Reading Kathleen Parker’s rant in her Washington Post column yesterday is an example of what shouldn’t be the way forward for the Republican party.  Apparently the blame for the GOP’s loss on is to be laid at the feet of evangelicals.  She writes:

As Republicans sort out the reasons for their defeat, they likely will overlook or dismiss the gorilla in the pulpit. Three little letters, great big problem: G-O-D. I’m bathing in holy water as I type. To be more specific, the evangelical, right-wing, oogedy-boogedy branch of the GOP is what ails the erstwhile conservative party and will continue to afflict and marginalize its constituents if reckoning doesn’t soon cometh.

First off the degrading of social conservatives is not what the GOP needs.  The GOP is successful when candidates successfully unite social conservatives (by the way they are not just evangelicals), fiscal conservatives, and national security conservatives.  McCain didn’t do that, and that is one of the reasons why he lost.  To think that you can regulate these voters to “to wooden crates on street corners,” and still expect to win election is asinine.

This is actually the type of language I expect from the left.  You know the one’s who feel average American’s cling to their “guns and religion.”  The hostility with religion, and Christianity in particular does no good.  No one was applying a litmus test for our presidential nominee.  Sarah Palin was chosen at the VP candidate because of her faith, but rather for her conservatism – social, fiscal and national security.

Also Parker needs a wake up call – the social conservative causes that many evangelicals hold dear were not in the forefront of this election.  It was “the economy, stupid.”  That was the top concern for the majority of voters and Obama won those voters.  Period.  McCain’s message on the economy didn’t resonate.  He didn’t make a great case.  Also Republicans lost credibility on the economy and being the party of “fiscal responsibility” through the big government and spending increases that we saw with the Bush administration and which a Republican majority pre-2006 passed through.

That is why Republicans lost.  I’m not sure who Ms. Parker is writing to, but to throw evangelicals/social conservatives under the bus would be to throw the Republican Party under the bus as well.  Let’s get to the heart of our problem, and it isn’t a politician bringing up God on occasion.

Update: This argument is being made in Iowa as well.

24 comments
  1. This is the same as everyone saying that conservatism lost this election. Problem is, real conservatism didn’t show up to be voted on. We were split by three candidates who each took the issues most important to us, but none of them united us.

  2. This is the same as everyone saying that conservatism lost this election. Problem is, real conservatism didn’t show up to be voted on. We were split by three candidates who each took the issues most important to us, but none of them united us.
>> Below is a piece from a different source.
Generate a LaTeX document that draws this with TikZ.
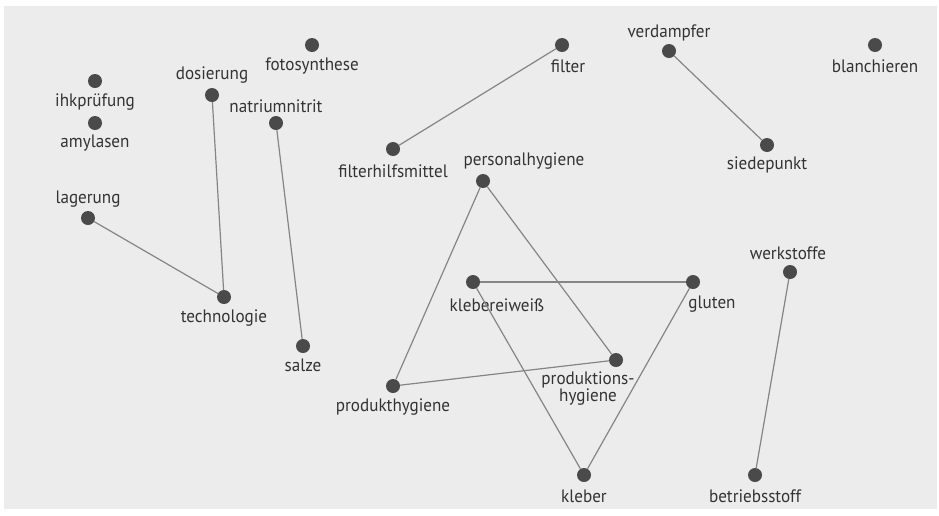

  3. Evangelicals had a candidate who could have beat Obama.. especially on the economy.. but we sanctimoniously rejected him because he is a Mormon and went after an ex-preacher who.. pardon the pun.. didn’t have a prayer of winning on the economy.
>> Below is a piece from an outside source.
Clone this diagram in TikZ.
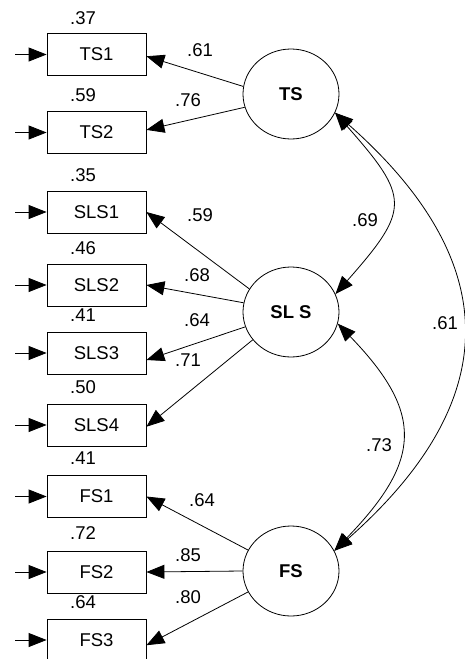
\documentclass[tikz,border=0pt]{standalone}
\usepackage{fontspec}
\setmainfont{Liberation Sans}
\usetikzlibrary{shapes.geometric,arrows.meta}
\begin{document}
\begin{tikzpicture}[x=1pt,y=-1pt,
  font=\fontsize{18.5}{20}\selectfont,
  obs/.style={draw, line width=0.8pt, minimum width=99pt, minimum height=42pt, inner sep=0pt},
  lat/.style={draw, ellipse, line width=0.8pt, minimum width=96pt, minimum height=90pt, inner sep=0pt, font=\fontsize{18.5}{20}\selectfont\bfseries},
  tip/.tip={Triangle[length=18pt,width=14pt]},
  arr/.style={line width=0.8pt, -tip},
  darr/.style={line width=0.8pt, tip-tip},
  num/.style={inner sep=0pt}]
\useasboundingbox (0,0) rectangle (465,659);

% observed variables
\node[obs] (TS1) at (96.5,54.5) {TS1};
\node[obs] (TS2) at (96.5,132.5) {TS2};
\node[obs] (SLS1) at (96.5,212) {SLS1};
\node[obs] (SLS2) at (96.5,285) {SLS2};
\node[obs] (SLS3) at (96.5,353) {SLS3};
\node[obs] (SLS4) at (96.5,425) {SLS4};
\node[obs] (FS1) at (96.5,496.5) {FS1};
\node[obs] (FS2) at (96.5,572) {FS2};
\node[obs] (FS3) at (96.5,640) {FS3};

% latent variables
\node[lat] (TS) at (291,94) {TS};
\node[lat] (SLS) at (291,312) {SL S};
\node[lat] (FS) at (291,571) {FS};

% error inputs
\coordinate (e1) at (15,54.5);
\coordinate (e2) at (15,132.5);
\coordinate (e3) at (15,212);
\coordinate (e4) at (15,285);
\coordinate (e5) at (15,353);
\coordinate (e6) at (15,425);
\coordinate (e7) at (15,496.5);
\coordinate (e8) at (15,572);
\coordinate (e9) at (15,640);
\draw[arr] (e1) -- (TS1.west);
\draw[arr] (e2) -- (TS2.west);
\draw[arr] (e3) -- (SLS1.west);
\draw[arr] (e4) -- (SLS2.west);
\draw[arr] (e5) -- (SLS3.west);
\draw[arr] (e6) -- (SLS4.west);
\draw[arr] (e7) -- (FS1.west);
\draw[arr] (e8) -- (FS2.west);
\draw[arr] (e9) -- (FS3.west);

% loadings
\draw[arr] (TS.171) -- (TS1.-2);
\draw[arr] (TS.196) -- (TS2.3);
\draw[arr] (SLS.151) -- (SLS1.east);
\draw[arr] (SLS.169) -- (SLS2.east);
\draw[arr] (SLS.198) -- (SLS3.-8);
\draw[arr] (SLS.216) -- (SLS4.-2);
\draw[arr] (FS.154) -- (FS1.east);
\draw[arr] (FS.180) -- (FS2.east);
\draw[arr] (FS.206) -- (FS3.-6);

% covariances
\draw[darr] (TS.-23) .. controls +(75,85) and +(75,-85) .. (SLS.22);
\draw[darr] (SLS.-14) .. controls +(87,90) and +(87,-90) .. (FS.25);
\draw[darr] (TS.-23) .. controls +(170,150) and +(170,-150) .. (FS.25);

% squared multiple correlations
\node[num] (r1) at (83,18) {.37};
\node[num] (r2) at (83,95) {.59};
\node[num] (r3) at (83,175) {.35};
\node[num] (r4) at (83,248) {.46};
\node[num] (r5) at (83,315) {.41};
\node[num] (r6) at (83,387) {.50};
\node[num] (r7) at (83,458) {.41};
\node[num] (r8) at (83,533) {.72};
\node[num] (r9) at (83,602) {.64};

% loading labels
\node[num] (l1) at (200,50) {.61};
\node[num] (l2) at (188,100) {.76};
\node[num] (l3) at (200,215) {.59};
\node[num] (l4) at (197,275) {.68};
\node[num] (l5) at (197,320) {.64};
\node[num] (l6) at (188,360) {.71};
\node[num] (l7) at (202,500) {.64};
\node[num] (l8) at (188,555) {.85};
\node[num] (l9) at (188,597) {.80};

% covariance labels
\node[num] (c1) at (365,220) {.69};
\node[num] (c2) at (379,445) {.73};
\node[num] (c3) at (445,323) {.61};
\end{tikzpicture}
\end{document}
  4. Evangelicals had a candidate who could have beat Obama.. especially on the economy.. but we sanctimoniously rejected him because he is a Mormon and went after an ex-preacher who.. pardon the pun.. didn’t have a prayer of winning on the economy.
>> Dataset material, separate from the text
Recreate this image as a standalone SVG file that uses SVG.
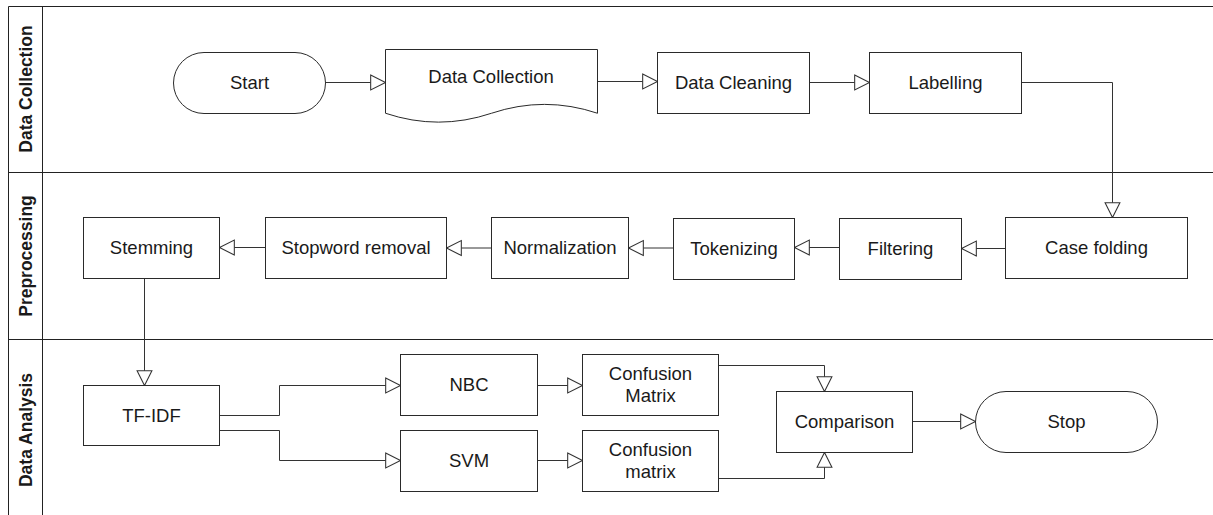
<svg xmlns="http://www.w3.org/2000/svg" width="1213" height="515" viewBox="0 0 1213 515">
  <defs>
    <style>
      .lane { fill: none; stroke: #222; stroke-width: 1; }
      .node { fill: #fff; stroke: #2a2a2a; stroke-width: 1; }
      .edge { fill: none; stroke: #333; stroke-width: 1; }
      .lbl { font-family: "Liberation Sans", Arial, sans-serif; font-size: 18.5px; fill: #1a1a1a; text-anchor: middle; }
      .lanelbl { font-family: "Liberation Sans", Arial, sans-serif; font-size: 17.5px; font-weight: bold; fill: #1a1a1a; text-anchor: middle; }
    </style>
    <marker id="open-tri" markerUnits="userSpaceOnUse" markerWidth="18" markerHeight="18" viewBox="-1 -1 17 16" refX="14" refY="7" orient="auto" overflow="visible">
      <path d="M0,0 L14,7 L0,14 Z" fill="#fff" stroke="#333" stroke-width="1"/>
    </marker>
  </defs>

  <rect width="1213" height="515" fill="#fff"/>

  <!-- swimlane pool -->
  <g id="pool">
    <path class="lane" d="M1213,6.5 H8.5 V515 M42.5,6.5 V515 M8.5,172.5 H1213 M8.5,339.5 H1213"/>
    <text class="lanelbl" transform="translate(32,89) rotate(-90)">Data Collection</text>
    <text class="lanelbl" transform="translate(32,256) rotate(-90)">Preprocessing</text>
    <text class="lanelbl" transform="translate(32,430) rotate(-90)">Data Analysis</text>
  </g>

  <!-- connectors -->
  <g id="connectors">
    <path class="edge" d="M325.5,82.5 H385.5" marker-end="url(#open-tri)"/>
    <path class="edge" d="M597.5,81.5 H657.5" marker-end="url(#open-tri)"/>
    <path class="edge" d="M809.5,82.5 H869.5" marker-end="url(#open-tri)"/>
    <path class="edge" d="M1021.5,82.5 H1112.5 V217.5" marker-end="url(#open-tri)"/>
    <path class="edge" d="M1005.5,248.5 H961.5" marker-end="url(#open-tri)"/>
    <path class="edge" d="M839.5,247.5 H794.5" marker-end="url(#open-tri)"/>
    <path class="edge" d="M673.5,248 H628.5" marker-end="url(#open-tri)"/>
    <path class="edge" d="M491.5,248 H446.5" marker-end="url(#open-tri)"/>
    <path class="edge" d="M265.5,247.5 H219.5" marker-end="url(#open-tri)"/>
    <path class="edge" d="M144.5,278.5 V385.5" marker-end="url(#open-tri)"/>
    <path class="edge" d="M219.5,415.5 H279.5 V385.5 H400.5" marker-end="url(#open-tri)"/>
    <path class="edge" d="M219.5,430.5 H279.5 V460.5 H400.5" marker-end="url(#open-tri)"/>
    <path class="edge" d="M537.5,385.5 H582.5" marker-end="url(#open-tri)"/>
    <path class="edge" d="M537.5,460.5 H582.5" marker-end="url(#open-tri)"/>
    <path class="edge" d="M718.5,365.5 H824.5 V391.5" marker-end="url(#open-tri)"/>
    <path class="edge" d="M718.5,478.5 H824.5 V452.5" marker-end="url(#open-tri)"/>
    <path class="edge" d="M912.5,421.5 H975.5" marker-end="url(#open-tri)"/>
  </g>

  <!-- Data Collection lane -->
  <g id="start">
    <rect class="node" x="173.5" y="52.5" width="152" height="61" rx="30.5"/>
    <text class="lbl" x="249.5" y="89">Start</text>
  </g>
  <g id="data-collection">
    <path class="node" d="M385.5,49.5 H597.5 V113.25 Q544.5,95.5 491.5,113.25 Q438.5,131 385.5,113.25 Z"/>
    <text class="lbl" x="491" y="83">Data Collection</text>
  </g>
  <g id="data-cleaning">
    <rect class="node" x="657.5" y="52.5" width="152" height="61"/>
    <text class="lbl" x="733.5" y="89">Data Cleaning</text>
  </g>
  <g id="labelling">
    <rect class="node" x="869.5" y="52.5" width="152" height="61"/>
    <text class="lbl" x="945.5" y="89">Labelling</text>
  </g>

  <!-- Preprocessing lane -->
  <g id="case-folding">
    <rect class="node" x="1005.5" y="217.5" width="182" height="61"/>
    <text class="lbl" x="1096.5" y="254">Case folding</text>
  </g>
  <g id="filtering">
    <rect class="node" x="839.5" y="218.5" width="122" height="61"/>
    <text class="lbl" x="900.5" y="255">Filtering</text>
  </g>
  <g id="tokenizing">
    <rect class="node" x="673.5" y="218.5" width="121" height="61"/>
    <text class="lbl" x="734" y="255">Tokenizing</text>
  </g>
  <g id="normalization">
    <rect class="node" x="491.5" y="217.5" width="137" height="61"/>
    <text class="lbl" x="560" y="254">Normalization</text>
  </g>
  <g id="stopword-removal">
    <rect class="node" x="265.5" y="217.5" width="181" height="61"/>
    <text class="lbl" x="356" y="254">Stopword removal</text>
  </g>
  <g id="stemming">
    <rect class="node" x="83.5" y="217.5" width="136" height="61"/>
    <text class="lbl" x="151.5" y="254">Stemming</text>
  </g>

  <!-- Data Analysis lane -->
  <g id="tf-idf">
    <rect class="node" x="83.5" y="385.5" width="136" height="60"/>
    <text class="lbl" x="151.5" y="422">TF-IDF</text>
  </g>
  <g id="nbc">
    <rect class="node" x="400.5" y="354.5" width="137" height="61"/>
    <text class="lbl" x="469" y="391">NBC</text>
  </g>
  <g id="svm">
    <rect class="node" x="400.5" y="430.5" width="137" height="61"/>
    <text class="lbl" x="469" y="467">SVM</text>
  </g>
  <g id="confusion-matrix-nbc">
    <rect class="node" x="582.5" y="354.5" width="136" height="61"/>
    <text class="lbl" x="650.5" y="380">Confusion</text>
    <text class="lbl" x="650.5" y="402">Matrix</text>
  </g>
  <g id="confusion-matrix-svm">
    <rect class="node" x="582.5" y="430.5" width="136" height="61"/>
    <text class="lbl" x="650.5" y="456">Confusion</text>
    <text class="lbl" x="650.5" y="478">matrix</text>
  </g>
  <g id="comparison">
    <rect class="node" x="776.5" y="391.5" width="136" height="61"/>
    <text class="lbl" x="844.5" y="428">Comparison</text>
  </g>
  <g id="stop">
    <rect class="node" x="975.5" y="391.5" width="182" height="61" rx="30.5"/>
    <text class="lbl" x="1066.5" y="428">Stop</text>
  </g>
</svg>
  5. I went back to read Ms. Parker’s article. It would appear to me that she is not only throwing Christian conservatism under the bus, but she is THE sure fire recipe for a repeat defeat in 2010 and 2012. She is forgetting what it takes for the Republican party to win.

    It’s not strategy. It’s not marketing. It’s not demographics. It’s not party values, causes, platforms, issues, personalities, leadership, or even political cycles.

    Sure, all those things play a part, but that’s all they are – parts to a bigger picture.

    What Kathleen Parker completely missed out on is this:

    C-O-A-L-I-T-I-O-N

    That’s how Reagan won. That’s how George W. Bush won. It takes all conservatives to push a conservative agenda. You want small government and cut government spending, you can’t just have the fiscal conservatives backing you. You want to over-turn Roe Vs. Wade and put conservative judges on the Supreme Court, you can’t just have social conservatives backing you. You want to win the War on Terror and secure the borders? It would be nice to bring moderate democrats along for the ride.

    Coalition is the key to victory, and you won’t get it, if you bash the people in your own party. If you can’t win an election with them, you certain won’t win an election without them.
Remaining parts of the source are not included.